A teen who frequently sees pictures of a dreary setting with a depressing quote or picture, will definitely see the world through a darker lens, because of these factors. This teen, who constantly come across these dark posts, will be so accustomed to viewing and accepting these things that their idea of what is right and wrong has been changed from when they were unaware of those things. This is all because of the frequency of viewing these posts.


All in all, if a teenagaer is asked who they are, it is likely that an appropriate response won’t come fast, if at all. Because many of the contributing factors that make up a person, aren’t entirely their own. Everything is passed down or reblogged, re-tweeted.

It’s a process in which pieces or personality are selected and deposited in a special box that is kept under the label of “who I am.” It may be the Tumblr blog that is frequented, or the book about unrequited teen love that is torn at the spine and re-read over and over.

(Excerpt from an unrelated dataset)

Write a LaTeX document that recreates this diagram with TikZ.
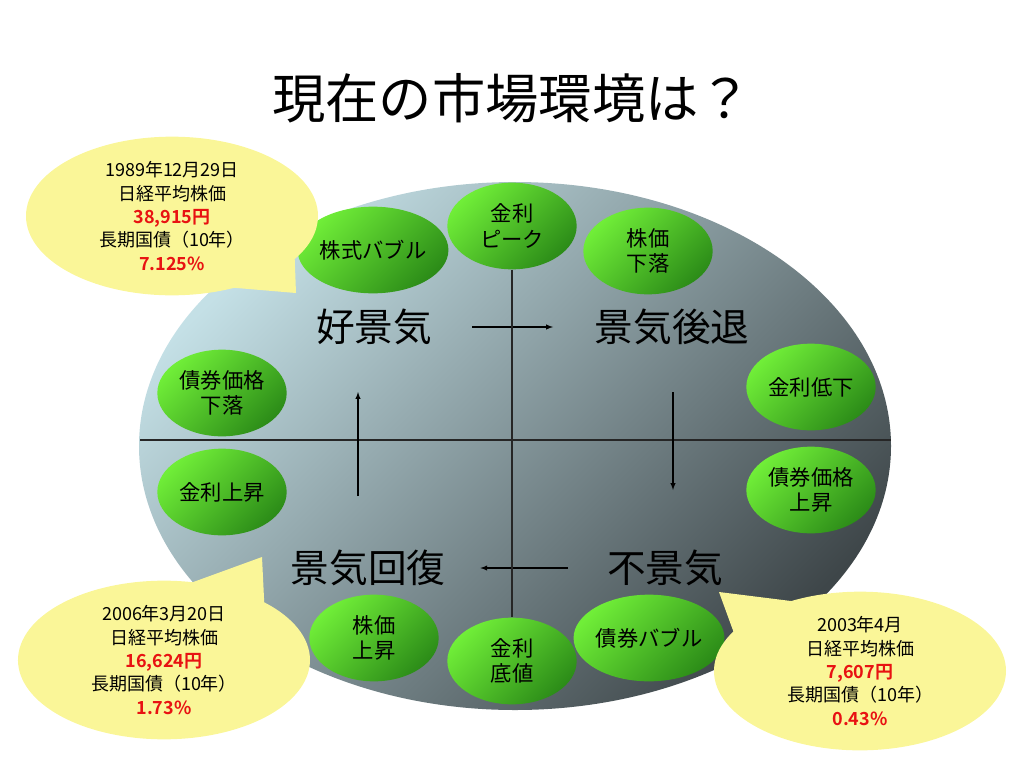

There is no definitive way anyone can truly say who they are, but what is known, is our ideas of what is right from wrong, however that may present themselves. In the process, we do lose a piece of our individuality to cater to what we’ve been brought up by.

Morality, in a world where labels are spewed by the hundred and people have to die for the rights that we need and know to be rightfully warranted, it’s always viable to be deceived, manipulated by the things that surround us and what we choose to surround ourselves by. It is up to the character and diligence of a person to determine whether those factors will contribute to their personality and outlook.